Современники слушали и слышали живопись Борисова-Мусатова — тому есть многие подтверждения. Порою отдельные критические пассажи о нём столь насыщены музыкальными терминами, что становятся похожими на суждения о музыке. Вот ещё характернейший для времени отрывок — из опуса А.Белого «Розовые гирлянды», — опять-таки и стилем своим приметный: «Велика власть чар музыкальных в произведениях Борисова-Мусатова, — власть чар ласковых да улыбчивых. Вихрь звуков, тихая зеркальность напевов мелодийных, нарастая, повисли в пространствах души внимающей, — и словно осадились росами хладными мусикийские вздохи; и в туманности чар зачалась симфония облаков, шёлка и розовых-розовых гирлянд»32.

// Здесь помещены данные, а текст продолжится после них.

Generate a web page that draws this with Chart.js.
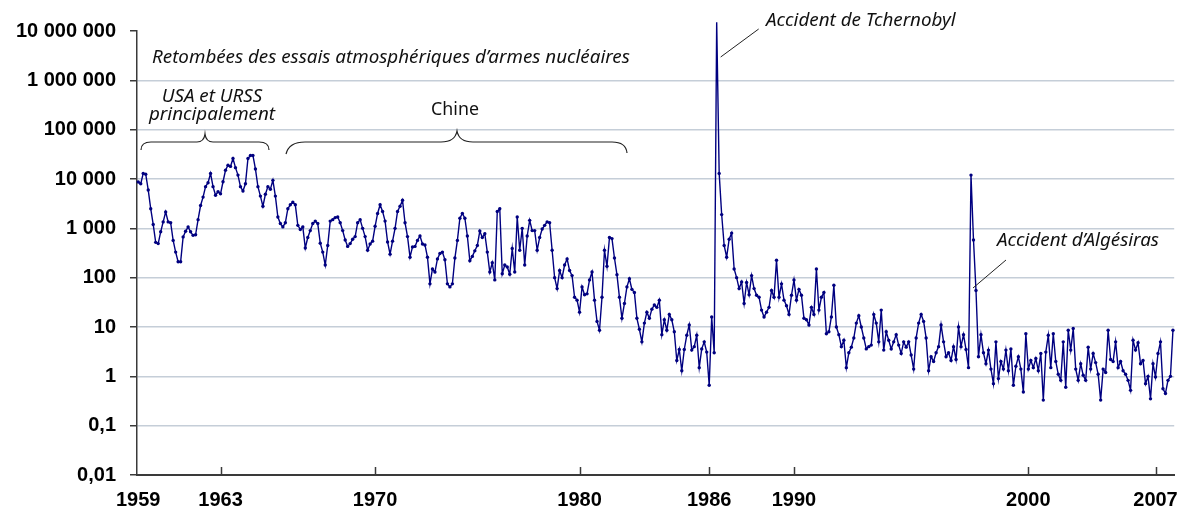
<!DOCTYPE html>
<html>
<head>
<meta charset="utf-8">
<script src="https://cdn.jsdelivr.net/npm/chart.js@4.4.1/dist/chart.umd.min.js"></script>
<style>
  html, body { margin: 0; padding: 0; background: #ffffff; }
  canvas { display: block; }
</style>
</head>
<body>
<canvas id="chart" width="1191" height="513"></canvas>
<script>
// ---- Data ----
const yearLabels = ['1959', '1963', '1970', '1980', '1986', '1990', '2000', '2007'];

const values1959to1962 = [8700, 8000, 13000, 12500, 6000, 2500, 1200, 520, 490, 850,
  1350, 2150, 1350, 1300, 570, 330, 210, 210, 670, 870,
  1070, 850, 720, 740, 1500, 2900, 4300, 7000, 8400, 13000,
  7000, 4700, 5500];

const values1963to1969 = [5000, 8800, 15000, 19000, 18000, 26000, 17000, 12000, 7000, 5700,
  8000, 26000, 30000, 30000, 16000, 7000, 4500, 2800, 4900, 7000,
  6200, 9400, 4500, 1700, 1250, 1070, 1300, 2500, 3000, 3400,
  3000, 1150, 950, 1070, 400, 650, 900, 1250, 1400, 1250,
  500, 330, 180, 450, 1400, 1500, 1650, 1700, 1300, 900,
  580, 430, 490, 600, 680, 1300, 1500, 1000, 680, 360,
  480, 550];

const values1970to1979 = [1100, 2000, 3000, 2200, 1400, 530, 300, 550, 1000, 2200,
  2800, 3700, 1300, 680, 260, 420, 430, 570, 700, 480,
  460, 260, 75, 150, 130, 240, 310, 330, 230, 75,
  65, 75, 250, 570, 1600, 2000, 1600, 700, 220, 270,
  350, 450, 880, 650, 780, 330, 130, 200, 90, 2200,
  2500, 120, 180, 165, 117, 390, 130, 1700, 360, 1000,
  180, 700, 1450, 900, 900, 360, 650, 970, 1150, 1350,
  1300, 360, 100, 60, 140, 100, 180, 240, 140, 110,
  40, 35];

const values1980to1985 = [20, 65, 45, 47, 90, 130, 35, 13, 8.6, 40,
  360, 170, 650, 620, 250, 115, 40, 15, 30, 65,
  95, 58, 50, 15, 9, 5, 12, 20, 15, 23,
  28, 25, 35, 7, 14, 8.6, 18, 14, 8, 2.1,
  3.5, 1.3, 3.5, 6.8, 11, 3.4, 4, 6.8, 1.5, 3.6,
  5, 3.1];

const values1986to1989 = [0.66, 16, 3, 15000000, 13000, 1900, 450, 260, 600, 800,
  150, 100, 60, 82, 30, 80, 45, 110, 60, 44,
  40, 22, 16, 20, 25, 55, 40, 225, 40, 75,
  35, 27, 18, 44];

const values1990to1999 = [90, 35, 58, 44, 15, 14, 11, 25, 18, 150,
  22, 40, 50, 7.3, 8, 16, 70, 10, 7, 4,
  5.4, 1.5, 3, 3.9, 6, 12, 17, 10, 6, 3.6,
  4, 4.3, 18, 12, 5, 22, 3.4, 8, 5.4, 3.6,
  5, 7, 4.3, 2.9, 5, 3.9, 5, 2.7, 1.4, 6,
  12, 18, 13, 6, 1.3, 2.5, 2, 3, 4, 11,
  5, 2.5, 3, 2.1, 4, 2.2, 10, 4, 7, 3.5,
  1.5, 12000, 580, 55, 2.5, 7, 3, 1.8, 3.4, 1.4,
  0.71, 5, 0.9, 2, 1.4, 3.4, 1.3, 3.6, 0.66, 1.6,
  2.5, 1.4, 0.48, 7.3];

const values2000to2006 = [1.4, 2.1, 1.5, 2.3, 1.3, 2.9, 0.33, 3.1, 6.8, 1.5,
  7.3, 2, 1.1, 0.83, 5, 0.6, 8.6, 3.4, 9.3, 1.4,
  0.83, 1.8, 1.05, 0.83, 3.9, 1.4, 2.9, 1.9, 1.1, 0.33,
  1.4, 1.2, 8.6, 2.2, 2, 5, 1.5, 2, 1.3, 1.1,
  0.83, 0.52, 5.4, 3.4, 4.8, 1.8, 2.1, 0.71, 1, 0.35,
  1.8];

const values2007on = [0.97, 2.9, 5, 0.56, 0.45, 0.83, 1.0, 8.6];

const yTickValues = [0.01, 0.1, 1, 10, 100, 1000, 10000, 100000, 1000000, 10000000];

// ---- Build series from the arrays ----
const segments = [values1959to1962, values1963to1969, values1970to1979, values1980to1985,
  values1986to1989, values1990to1999, values2000to2006, values2007on];
const yearStartIndex = [];
let allValues = [];
segments.forEach(seg => { yearStartIndex.push(allValues.length); allValues = allValues.concat(seg); });
const points = allValues.map((v, i) => ({ x: i, y: v }));

const chernobylIndex = allValues.indexOf(Math.max(...allValues));
const afterChernobyl = allValues.slice(yearStartIndex[5]);
const algesirasIndex = yearStartIndex[5] + afterChernobyl.indexOf(Math.max(...afterChernobyl));

function formatFr(v) {
  if (v < 1) return String(v).replace('.', ',');
  return Math.round(v).toString().replace(/\B(?=(\d{3})+(?!\d))/g, ' ');
}

const axisFont = { family: '"Liberation Sans", Arial, sans-serif', size: 20, weight: 'bold' };
const noteFont = '"Noto Sans", "DejaVu Sans", sans-serif';

const annotate = {
  id: 'annotate',
  afterDraw(chart) {
    const { ctx, chartArea: a, scales: { x } } = chart;
    ctx.save();
    // inward x tick marks
    ctx.strokeStyle = '#3a3a3a';
    ctx.lineWidth = 1.5;
    x.ticks.forEach(t => {
      const px = Math.round(x.getPixelForValue(t.value)) + 0.5;
      if (px - a.left < 4) return;
      ctx.beginPath();
      ctx.moveTo(px, a.bottom);
      ctx.lineTo(px, a.bottom - 8);
      ctx.stroke();
    });

    ctx.fillStyle = '#111';
    ctx.textBaseline = 'alphabetic';
    // main note
    ctx.font = 'italic 18.8px ' + noteFont;
    ctx.textAlign = 'left';
    ctx.fillText('Retombées des essais atmosphériques d\u2019armes nucléaires', a.left + 15, 62.5);

    // USA et URSS
    ctx.textAlign = 'center';
    ctx.fillText('USA et URSS', 212, 101.5);
    ctx.fillText('principalement', 212, 119.5);

    // Chine
    ctx.font = '17.8px ' + noteFont;
    ctx.fillText('Chine', 455, 115);

    // braces
    ctx.strokeStyle = '#222';
    ctx.lineWidth = 1.2;
    ctx.beginPath();
    ctx.moveTo(141, 150);
    ctx.quadraticCurveTo(141, 142, 151, 142);
    ctx.lineTo(197, 142);
    ctx.quadraticCurveTo(204, 142, 205, 134);
    ctx.quadraticCurveTo(206, 142, 213, 142);
    ctx.lineTo(259, 142);
    ctx.quadraticCurveTo(269, 142, 269, 150);
    ctx.stroke();

    ctx.beginPath();
    ctx.moveTo(286, 154);
    ctx.quadraticCurveTo(289, 142, 305, 142);
    ctx.lineTo(441, 142);
    ctx.quadraticCurveTo(455, 142, 457, 131);
    ctx.quadraticCurveTo(459, 142, 473, 142);
    ctx.lineTo(612, 142);
    ctx.quadraticCurveTo(626, 142, 627, 153);
    ctx.stroke();

    // Chernobyl label
    const cx = x.getPixelForValue(chernobylIndex);
    ctx.lineWidth = 1;
    ctx.beginPath();
    ctx.moveTo(cx + 4, 57);
    ctx.lineTo(cx + 42, 29);
    ctx.stroke();
    ctx.font = 'italic 18.8px ' + noteFont;
    ctx.textAlign = 'left';
    ctx.fillText('Accident de Tchernobyl', 766, 25.5);

    // Algesiras label
    const gx = x.getPixelForValue(algesirasIndex);
    ctx.beginPath();
    ctx.moveTo(gx + 2, 288);
    ctx.lineTo(gx + 35, 260);
    ctx.stroke();
    ctx.fillText('Accident d\u2019Algésiras', 997, 246);
    ctx.restore();
  }
};

new Chart(document.getElementById('chart'), {
  type: 'line',
  data: {
    datasets: [{
      data: points,
      borderColor: '#000080',
      backgroundColor: '#000080',
      borderWidth: 1.4,
      pointRadius: 1.7,
      pointHoverRadius: 1.7,
      pointBorderWidth: 0,
      tension: 0,
      clip: false
    }]
  },
  options: {
    responsive: false,
    animation: false,
    devicePixelRatio: 1,
    layout: { padding: { top: 31, right: 14, left: 0, bottom: 0 } },
    plugins: { legend: { display: false }, tooltip: { enabled: false } },
    scales: {
      x: {
        type: 'linear',
        min: -0.5,
        max: allValues.length - 0.5,
        bounds: 'data',
        grid: { display: false, drawTicks: false },
        border: { display: true, color: '#3a3a3a', width: 2 },
        ticks: {
          autoSkip: false, maxRotation: 0, padding: 13, color: '#000', font: axisFont,
          callback: (v) => { const k = yearStartIndex.indexOf(v); return k >= 0 ? yearLabels[k] : ''; }
        },
        afterBuildTicks: s => { s.ticks = yearStartIndex.map(v => ({ value: v })); },
        afterFit: s => { s.height = 38; }
      },
      y: {
        type: 'logarithmic',
        min: 0.01,
        max: 10000000,
        grid: {
          color: c => (c.tick && (c.tick.value >= 10000000 || c.tick.value <= 0.01)) ? 'rgba(0,0,0,0)' : '#c5ced8',
          lineWidth: 1.5,
          tickColor: '#3a3a3a',
          tickLength: 7,
          tickWidth: 1.5
        },
        border: { display: true, color: '#3a3a3a', width: 1.5 },
        ticks: { padding: 14, color: '#000', font: axisFont, autoSkip: false, callback: v => formatFr(v) },
        afterBuildTicks: s => { s.ticks = yTickValues.map(v => ({ value: v })); },
        afterFit: s => { s.width = 137; }
      }
    }
  },
  plugins: [annotate]
});
</script>
</body>
</html>
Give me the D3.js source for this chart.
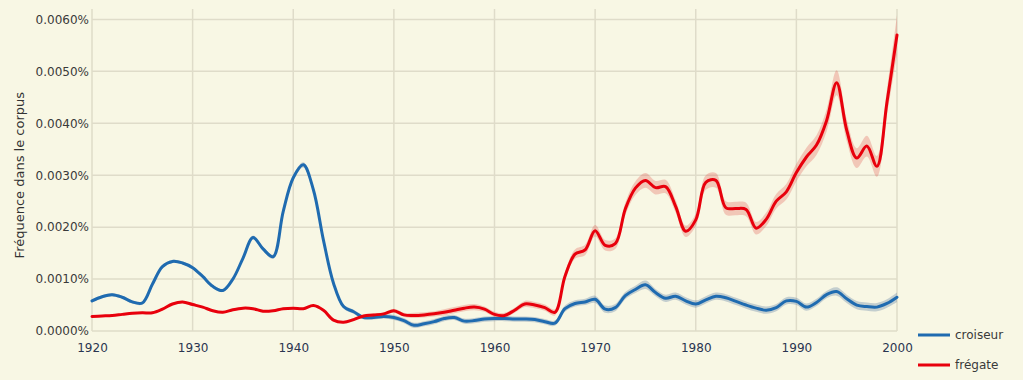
<!DOCTYPE html>
<html><head><meta charset="utf-8">
<script src="https://cdn.jsdelivr.net/npm/d3@7"></script>
<style>
html,body{margin:0;padding:0;background:#f8f7e4;}
svg{display:block;font-family:"DejaVu Sans",Verdana,sans-serif;}
</style></head><body>
<svg id="chart" width="1023" height="380"></svg>
<script>
// values in units of 0.001 % (frequency in corpus)
const years = d3.range(1920, 2001);
const croiseur = [0.58,0.66,0.70,0.65,0.56,0.54,0.90,1.24,1.34,1.31,
  1.22,1.05,0.86,0.78,1.00,1.40,1.80,1.58,1.43,2.30,
  2.95,3.20,2.72,1.75,0.92,0.47,0.37,0.26,0.26,0.28,
  0.26,0.20,0.11,0.14,0.18,0.24,0.26,0.19,0.20,0.23,
  0.24,0.24,0.23,0.23,0.22,0.18,0.15,0.43,0.53,0.56,
  0.61,0.42,0.45,0.68,0.80,0.89,0.74,0.63,0.67,0.58,
  0.52,0.60,0.67,0.64,0.57,0.50,0.44,0.40,0.45,0.58,
  0.57,0.46,0.55,0.70,0.76,0.62,0.50,0.47,0.46,0.53,0.65];
const fregate = [0.28,0.29,0.30,0.32,0.34,0.35,0.35,0.42,0.52,0.56,
  0.51,0.46,0.39,0.36,0.41,0.44,0.43,0.38,0.39,0.43,
  0.44,0.43,0.49,0.40,0.21,0.17,0.22,0.29,0.31,0.33,
  0.39,0.31,0.30,0.31,0.33,0.36,0.40,0.44,0.46,0.42,
  0.32,0.30,0.40,0.52,0.50,0.45,0.36,1.05,1.48,1.56,
  1.93,1.65,1.68,2.35,2.75,2.90,2.76,2.78,2.40,1.92,
  2.14,2.86,2.90,2.37,2.36,2.34,1.98,2.15,2.50,2.68,
  3.05,3.35,3.58,4.05,4.78,3.87,3.33,3.56,3.17,4.40,5.70];
// half-width of confidence band (same units)
const croiseurErr = [0.03,0.03,0.03,0.03,0.03,0.03,0.03,0.03,0.03,0.03,
  0.03,0.03,0.03,0.03,0.03,0.03,0.04,0.04,0.04,0.04,
  0.05,0.05,0.05,0.05,0.04,0.04,0.04,0.04,0.04,0.04,
  0.05,0.05,0.05,0.05,0.05,0.05,0.05,0.05,0.05,0.05,
  0.05,0.05,0.05,0.05,0.05,0.05,0.05,0.06,0.06,0.06,
  0.07,0.07,0.07,0.07,0.07,0.08,0.07,0.07,0.07,0.07,
  0.07,0.07,0.07,0.07,0.07,0.07,0.07,0.07,0.07,0.07,
  0.07,0.07,0.07,0.07,0.08,0.08,0.08,0.08,0.08,0.08,0.09];
const fregateErr = [0.02,0.02,0.02,0.02,0.02,0.02,0.02,0.02,0.02,0.02,
  0.02,0.02,0.02,0.02,0.02,0.02,0.02,0.02,0.02,0.02,
  0.02,0.02,0.02,0.02,0.02,0.02,0.03,0.03,0.03,0.03,
  0.04,0.04,0.05,0.05,0.05,0.06,0.06,0.06,0.06,0.05,
  0.05,0.05,0.05,0.06,0.06,0.06,0.06,0.08,0.09,0.10,
  0.11,0.10,0.10,0.12,0.13,0.14,0.13,0.13,0.12,0.11,
  0.12,0.14,0.14,0.13,0.13,0.13,0.12,0.13,0.14,0.15,
  0.17,0.18,0.19,0.21,0.24,0.21,0.19,0.20,0.20,0.25,0.38];
const seriesNames = ["croiseur", "frégate"];
const seriesColors = ["#1f6bb0", "#e8000c"];
const bandColors = ["rgba(95,125,165,0.34)", "rgba(225,90,80,0.30)"];
const xTicks = [1920,1930,1940,1950,1960,1970,1980,1990,2000];
const yTicks = [0,1,2,3,4,5,6];
const yTickLabels = ["0.0000%","0.0010%","0.0020%","0.0030%","0.0040%","0.0050%","0.0060%"];
const yTitle = "Fréquence dans le corpus";

const svg = d3.select("#chart");
const x = d3.scaleLinear().domain([1920, 2000]).range([92, 897]);
const y = d3.scaleLinear().domain([0, 6.2]).range([331, 9]);

// grid
const grid = svg.append("g");
grid.selectAll("line.h").data(yTicks).join("line")
  .attr("x1", x(1920)).attr("x2", x(2000))
  .attr("y1", d => y(d)).attr("y2", d => y(d))
  .attr("stroke", "#dfdcc9").attr("stroke-width", 1.5);
grid.selectAll("line.v").data(xTicks).join("line")
  .attr("x1", d => x(d)).attr("x2", d => x(d))
  .attr("y1", y(6.2)).attr("y2", y(0))
  .attr("stroke", "#dfdcc9").attr("stroke-width", 1.5);

// axes (labels only)
const yAxis = d3.axisLeft(y).tickValues(yTicks).tickSize(0).tickPadding(3)
  .tickFormat((d, i) => yTickLabels[i]);
svg.append("g").attr("transform", `translate(${x(1920)},0)`).call(yAxis)
  .call(g => g.select(".domain").remove())
  .selectAll("text").attr("font-size", 12).attr("fill", "#3a3a3a")
  .attr("font-family", "DejaVu Sans, sans-serif");
const xAxis = d3.axisBottom(x).tickValues(xTicks).tickSize(0).tickPadding(12)
  .tickFormat(d3.format("d"));
svg.append("g").attr("transform", `translate(0,${y(0)})`).call(xAxis)
  .call(g => g.select(".domain").remove())
  .selectAll("text").attr("font-size", 12).attr("fill", "#2a3550")
  .attr("font-family", "DejaVu Sans, sans-serif");

svg.append("text")
  .attr("transform", `translate(24,${(y(0)+y(6))/2}) rotate(-90)`)
  .attr("text-anchor", "middle")
  .attr("font-size", 13).attr("fill", "#333")
  .text(yTitle);

// series
const data = [croiseur, fregate];
const errs = [croiseurErr, fregateErr];
const area = d3.area().curve(d3.curveCatmullRom)
  .x(d => x(d.year)).y0(d => y(d.v - d.e)).y1(d => y(d.v + d.e));
const line = d3.line().curve(d3.curveCatmullRom)
  .x(d => x(d.year)).y(d => y(d.v));
[0, 1].forEach(i => {
  const pts = years.map((yr, j) => ({year: yr, v: data[i][j], e: errs[i][j]}));
  svg.append("path").datum(pts).attr("d", area).attr("fill", bandColors[i]);
});
[0, 1].forEach(i => {
  const pts = years.map((yr, j) => ({year: yr, v: data[i][j], e: errs[i][j]}));
  svg.append("path").datum(pts).attr("d", line).attr("fill", "none")
    .attr("stroke", seriesColors[i]).attr("stroke-width", 3)
    .attr("stroke-linejoin", "round").attr("stroke-linecap", "round");
});

// legend
const leg = svg.append("g");
seriesNames.forEach((name, i) => {
  const ly = 335 + i * 30;
  leg.append("line").attr("x1", 918).attr("x2", 950).attr("y1", ly).attr("y2", ly)
    .attr("stroke", seriesColors[i]).attr("stroke-width", 3);
  leg.append("text").attr("x", 955).attr("y", ly).attr("dy", "0.35em")
    .attr("font-size", 12).attr("fill", "#3a3a3a").text(name);
});
</script>
</body></html>
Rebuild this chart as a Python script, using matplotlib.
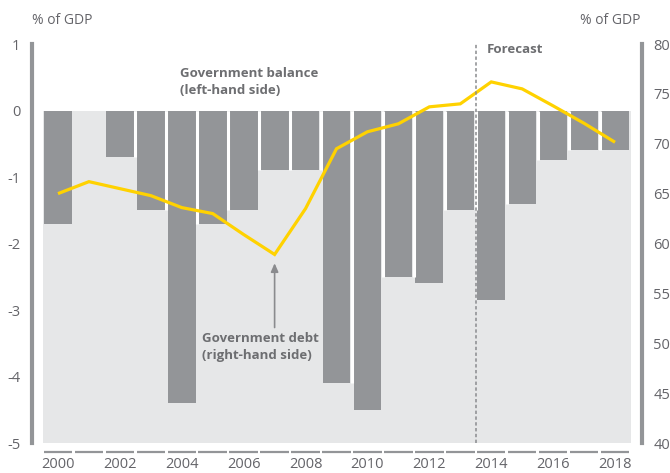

Все это не случайно явилось. Недаром же сам Борисов-Мусатов «говорил, что так любит музыку, что если бы не был художником, то стал бы музыкантом»33. У него и в названиях — музыка: «Осенний мотив», «Мотив без слов», «Летняя мелодия», «Осенняя песнь», «Реквием»…
«…Задаю концерты себе одному. В них вместо звуков все краски», — писал он когда-то в саратовском одиночестве.
С настойчивостью возвращается он к одной и той же мысли — о музыке в живописи. Метафорически это было бы понятно. Но тут не метафора. Художник ищет именно прямых совпадений — в эстетическом воздействии живописи и музыки. Ищет соответствия краски и звука, музыкального и живописного фона, ритмических и мелодических разработок основной темы. «Бесконечная мелодия, которую нашел Вагнер в музыке, есть и в живописи, — писал он Бенуа в то самое время, когда работал над «Реквиемом». — Эта мелодия есть в меланхолиях северных пейзажей у Грига, в песнях средневековых трубадуров и романтизме нашей родной русской тургеневщины. Во фресках этот лейтмотив — бесконечная, монотонная, бесстрастная, без углов линия. Мне так чудится, а выразить это можно не в эскизах, а только на больших пространствах, на стенах. Будет ли это когда-нибудь?»34
Он вряд ли знал, что в то же самое время стремился по-своему осмыслить и воплотить в живописных и музыкальных созданиях его гениально безумный современник Чюрлёнис, предпринявший трагическую попытку прорыва в мистические тайны космоса, попытку расслышать в красках отзвуки мировой гармонии.
Другой творец-мистик — Скрябин — надеется овладеть тайной, двигаясь в противоположном направлении: от звука к цвету.
А разве не те же поиски гармонического созвучия живописи и музыки в театральных работах Бенуа или Бакста (разумеется, уже без мистической подоплеки)?
Художники разного умонастроения, таланта, темперамента словно заворожены идеей синтеза искусств. Почему? Или ощущают они, что внутренний опыт их не вмещается в рамки какого-то одного вида искусства и тесно их творческой фантазии… Или, чувствуя недостаточность своих возможностей, своего мировоззрения, пытаются они восполнить это средствами эстетически родственными?
Или здесь неосознанное желание совместить временное протяжение музыки и пространство живописного полотна — и тем полнее выразить многомерность мира, как строил о том догадки свои Вяч. Иванов?